After that, however, other issues kept prices and wait times high, the group said. Those include increased demand for new vehicles from fire departments that had received COVID-relief money from the federal government, Environmental Protection Agency mandates and workforce changes.

The fire chiefs’ association urged the Trump administration and Congress to help fix the problem by working with manufacturers “to prioritize the delivery of semiconductors, chassis, engines and other fire apparatus components.”

Other fire industry leaders have pointed to another possible contributor to the issue — a rapid consolidation of fire vehicle manufacturers.

In May, the International Association of Fire Fighters, a union representing over 350,000 firefighters and emergency medical workers in North America, and the nonpartisan, nonprofit, anti-monopoly American Economic Liberties Project group wrote to U.S. Department of Justice and Federal Trade Commission leaders, urging them to “investigate and take action against consolidation in fire and emergency vehicle manufacturers.”
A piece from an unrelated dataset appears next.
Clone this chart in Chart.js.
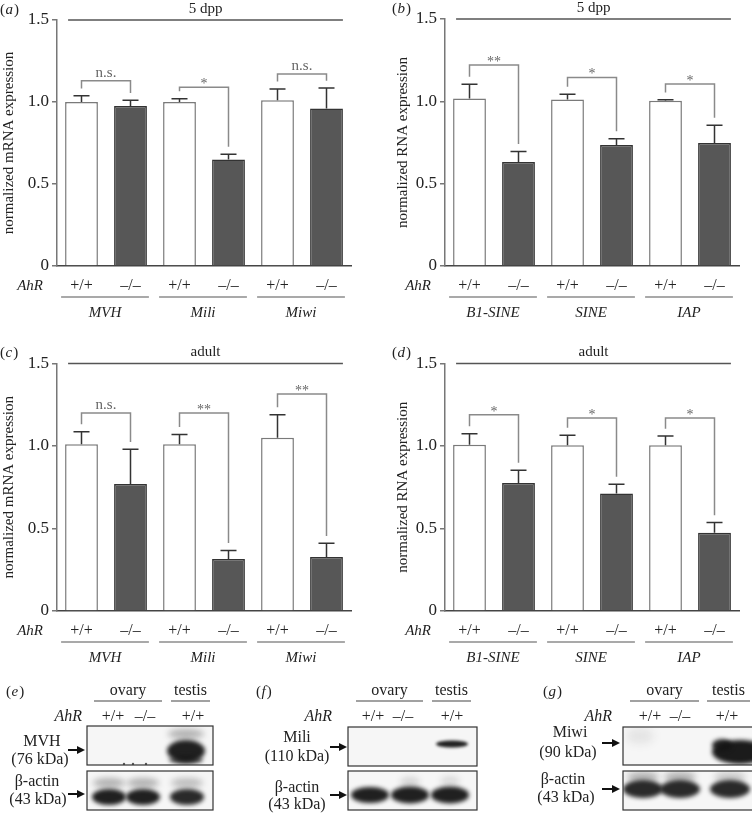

According to the letter, three companies — REV Group, Oshkosh and Rosenbauer — dominate two-thirds of the fire apparatus manufacturing industry.

“The consolidation trend has stifled competition, leading to two core problems … skyrocketing prices … and brutal backlogs,” the groups told the federal agencies. “These problems have reduced the readiness of fire departments to respond to emergencies, with dire consequences for public safety.”
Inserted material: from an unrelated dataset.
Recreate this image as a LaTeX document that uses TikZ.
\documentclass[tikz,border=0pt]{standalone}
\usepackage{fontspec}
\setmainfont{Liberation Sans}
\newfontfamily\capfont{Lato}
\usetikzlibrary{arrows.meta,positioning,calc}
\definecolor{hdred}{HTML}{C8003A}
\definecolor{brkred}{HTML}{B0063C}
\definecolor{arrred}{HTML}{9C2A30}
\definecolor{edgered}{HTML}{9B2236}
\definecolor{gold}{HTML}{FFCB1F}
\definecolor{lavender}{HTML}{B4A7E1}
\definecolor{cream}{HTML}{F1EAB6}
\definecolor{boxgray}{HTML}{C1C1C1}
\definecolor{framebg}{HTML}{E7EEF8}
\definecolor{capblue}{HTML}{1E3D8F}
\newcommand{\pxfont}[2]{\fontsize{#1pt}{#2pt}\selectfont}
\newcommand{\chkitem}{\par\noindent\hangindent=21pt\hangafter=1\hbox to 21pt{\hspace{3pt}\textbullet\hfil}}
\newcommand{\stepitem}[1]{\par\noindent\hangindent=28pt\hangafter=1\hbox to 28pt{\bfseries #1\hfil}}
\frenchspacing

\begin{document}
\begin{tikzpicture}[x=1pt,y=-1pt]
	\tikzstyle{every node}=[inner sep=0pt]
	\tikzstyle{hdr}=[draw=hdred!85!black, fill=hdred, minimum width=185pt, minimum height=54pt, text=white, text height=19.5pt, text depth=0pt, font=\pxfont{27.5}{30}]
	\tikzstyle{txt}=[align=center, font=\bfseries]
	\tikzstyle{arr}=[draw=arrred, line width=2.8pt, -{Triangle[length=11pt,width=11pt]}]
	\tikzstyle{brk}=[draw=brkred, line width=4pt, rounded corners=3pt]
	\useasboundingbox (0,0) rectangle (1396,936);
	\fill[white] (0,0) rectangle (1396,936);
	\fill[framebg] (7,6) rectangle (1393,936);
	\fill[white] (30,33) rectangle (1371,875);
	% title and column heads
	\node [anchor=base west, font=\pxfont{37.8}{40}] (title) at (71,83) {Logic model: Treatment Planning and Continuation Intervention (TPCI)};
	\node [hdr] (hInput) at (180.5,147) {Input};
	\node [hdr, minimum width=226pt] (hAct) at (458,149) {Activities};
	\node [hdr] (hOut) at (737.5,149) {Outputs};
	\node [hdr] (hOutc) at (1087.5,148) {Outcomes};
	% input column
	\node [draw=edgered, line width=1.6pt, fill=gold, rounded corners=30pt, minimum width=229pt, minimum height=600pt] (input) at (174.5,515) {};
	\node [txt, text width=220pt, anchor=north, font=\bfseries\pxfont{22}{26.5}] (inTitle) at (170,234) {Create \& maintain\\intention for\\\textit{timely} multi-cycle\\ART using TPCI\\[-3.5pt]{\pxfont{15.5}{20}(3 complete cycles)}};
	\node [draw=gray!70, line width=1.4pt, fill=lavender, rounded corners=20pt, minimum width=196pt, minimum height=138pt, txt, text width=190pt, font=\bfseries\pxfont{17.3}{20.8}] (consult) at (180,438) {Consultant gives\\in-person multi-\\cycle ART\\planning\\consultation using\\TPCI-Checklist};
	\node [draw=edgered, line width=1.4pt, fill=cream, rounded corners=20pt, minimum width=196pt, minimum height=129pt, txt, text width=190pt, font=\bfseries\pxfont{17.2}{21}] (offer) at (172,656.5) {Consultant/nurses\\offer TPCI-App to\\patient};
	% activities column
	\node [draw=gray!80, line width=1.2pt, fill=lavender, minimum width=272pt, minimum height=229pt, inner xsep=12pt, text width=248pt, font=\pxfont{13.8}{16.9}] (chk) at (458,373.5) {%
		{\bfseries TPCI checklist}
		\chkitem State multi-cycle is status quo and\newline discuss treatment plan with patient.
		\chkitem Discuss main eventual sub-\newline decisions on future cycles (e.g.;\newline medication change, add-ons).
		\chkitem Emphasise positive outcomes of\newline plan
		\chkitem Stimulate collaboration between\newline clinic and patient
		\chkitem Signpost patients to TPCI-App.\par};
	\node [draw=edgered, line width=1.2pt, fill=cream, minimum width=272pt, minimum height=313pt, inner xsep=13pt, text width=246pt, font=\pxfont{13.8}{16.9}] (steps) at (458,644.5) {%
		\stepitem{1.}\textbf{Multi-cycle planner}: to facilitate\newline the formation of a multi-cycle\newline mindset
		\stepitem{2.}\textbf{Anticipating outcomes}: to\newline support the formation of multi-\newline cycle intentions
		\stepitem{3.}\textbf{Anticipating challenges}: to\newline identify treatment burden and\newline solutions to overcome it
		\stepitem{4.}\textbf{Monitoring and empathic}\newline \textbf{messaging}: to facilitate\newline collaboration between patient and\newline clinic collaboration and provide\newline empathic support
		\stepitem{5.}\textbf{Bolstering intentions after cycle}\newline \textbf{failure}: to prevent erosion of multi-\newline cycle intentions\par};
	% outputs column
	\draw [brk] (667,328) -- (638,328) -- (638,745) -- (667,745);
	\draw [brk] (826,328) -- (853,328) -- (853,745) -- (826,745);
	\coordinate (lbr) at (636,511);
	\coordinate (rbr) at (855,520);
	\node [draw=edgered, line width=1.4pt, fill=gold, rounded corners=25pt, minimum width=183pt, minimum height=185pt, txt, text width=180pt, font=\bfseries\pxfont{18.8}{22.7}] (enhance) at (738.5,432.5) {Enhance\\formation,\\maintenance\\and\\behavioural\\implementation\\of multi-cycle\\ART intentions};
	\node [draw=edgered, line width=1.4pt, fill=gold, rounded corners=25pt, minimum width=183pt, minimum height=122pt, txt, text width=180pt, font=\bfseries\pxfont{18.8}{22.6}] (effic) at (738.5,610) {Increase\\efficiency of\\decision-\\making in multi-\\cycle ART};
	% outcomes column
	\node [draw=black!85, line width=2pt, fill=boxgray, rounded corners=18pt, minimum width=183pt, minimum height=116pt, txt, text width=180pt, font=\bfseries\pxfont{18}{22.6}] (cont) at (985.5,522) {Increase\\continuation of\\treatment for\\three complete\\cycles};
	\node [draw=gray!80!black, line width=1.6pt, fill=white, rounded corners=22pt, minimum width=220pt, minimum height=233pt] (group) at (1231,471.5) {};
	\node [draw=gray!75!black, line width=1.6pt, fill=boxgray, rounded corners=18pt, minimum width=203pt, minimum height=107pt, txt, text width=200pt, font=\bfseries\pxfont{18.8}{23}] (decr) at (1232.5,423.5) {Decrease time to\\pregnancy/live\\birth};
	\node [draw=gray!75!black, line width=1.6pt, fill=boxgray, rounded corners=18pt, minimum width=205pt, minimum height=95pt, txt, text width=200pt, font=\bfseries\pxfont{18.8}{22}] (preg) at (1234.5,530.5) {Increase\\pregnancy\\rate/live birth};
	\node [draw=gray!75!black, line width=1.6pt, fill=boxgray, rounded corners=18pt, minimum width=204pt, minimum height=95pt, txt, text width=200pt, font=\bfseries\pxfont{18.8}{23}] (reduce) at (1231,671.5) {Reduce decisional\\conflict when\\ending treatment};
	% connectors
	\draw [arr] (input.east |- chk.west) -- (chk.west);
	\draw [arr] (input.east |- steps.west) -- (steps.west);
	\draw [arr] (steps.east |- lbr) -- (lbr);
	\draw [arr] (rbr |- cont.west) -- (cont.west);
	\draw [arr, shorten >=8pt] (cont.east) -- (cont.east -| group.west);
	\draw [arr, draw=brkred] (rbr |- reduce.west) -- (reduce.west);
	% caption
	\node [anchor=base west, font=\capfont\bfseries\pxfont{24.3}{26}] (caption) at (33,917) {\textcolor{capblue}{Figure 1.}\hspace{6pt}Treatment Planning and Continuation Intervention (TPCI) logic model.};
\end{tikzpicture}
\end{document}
Local fire chiefs have noticed the consolidation of the fire vehicle manufacturing industry.

“There’s not a lot of people in the business,” Hebert said. “They’ve all kind of merged.”

Leek described it as “massive consolidation.”

“There are only a couple large players, and there used to be dozens and dozens of fire apparatus manufacturers,” he said.

The top three manufacturers own the companies making most of the fire vehicles for Clark County fire departments. Pierce, which makes engines for Camas-Washougal, Fire District 6 and Clark-Cowlitz fire departments, is a subsidiary of Oshkosh, and KME, which produces apparatus for the Vancouver Fire Department, is a subsidiary of REV Group.

Perez amendment

Fire chiefs in Southwest Washington have brought the issue to the attention of U.S. Rep. Marie Gluesenkamp Perez, D-Skamania, and urged her to take action.

In mid-September, Perez announced that her amendment to address corporate consolidation in the fire truck and emergency vehicle industry had unanimously passed the House Appropriations committee with bipartisan support.

The amendment urges the FTC to report to Congress on how such consolidation has impacted prices and wait times.

“One thing I’ve heard over and over from first responders across Southwest Washington is how much the cost of emergency vehicles has increased,” Perez said in a Sept. 15 news release. “I don’t think corporations are just run by greedy suits, but it’s important that we understand the federal government’s role in this, because candidly most of the funding for these emergency apparatuses come from our tax dollars.”

In a House Appropriations committee meeting held last month, Perez said the consolidation that has happened in the fire apparatus manufacturing industry is profound.

“It’s estimated that 65 to 75 percent of the emergency vehicle industry has been consolidated by just three companies,” Perez said. “And that means that our taxpayers, our emergency responders, are left footing the bill on this.”

That’s a message many fire officials in Southwest Washington would like local taxpayers to understand.

“Oftentimes, the public looks at the need for more tax revenues to maintain these essential services, and they don’t understand that these are costs we can’t control,” Free said. “They think it’s mismanagement or runaway labor costs. … I think it’s important for them to understand these cost escalations.”

Leek, Vancouver’s interim fire chief, agreed.

“It’s hard for people to understand how (this) affects them directly,” he said. “But we end up having to make a choice — either we reduce service or we increase taxes.”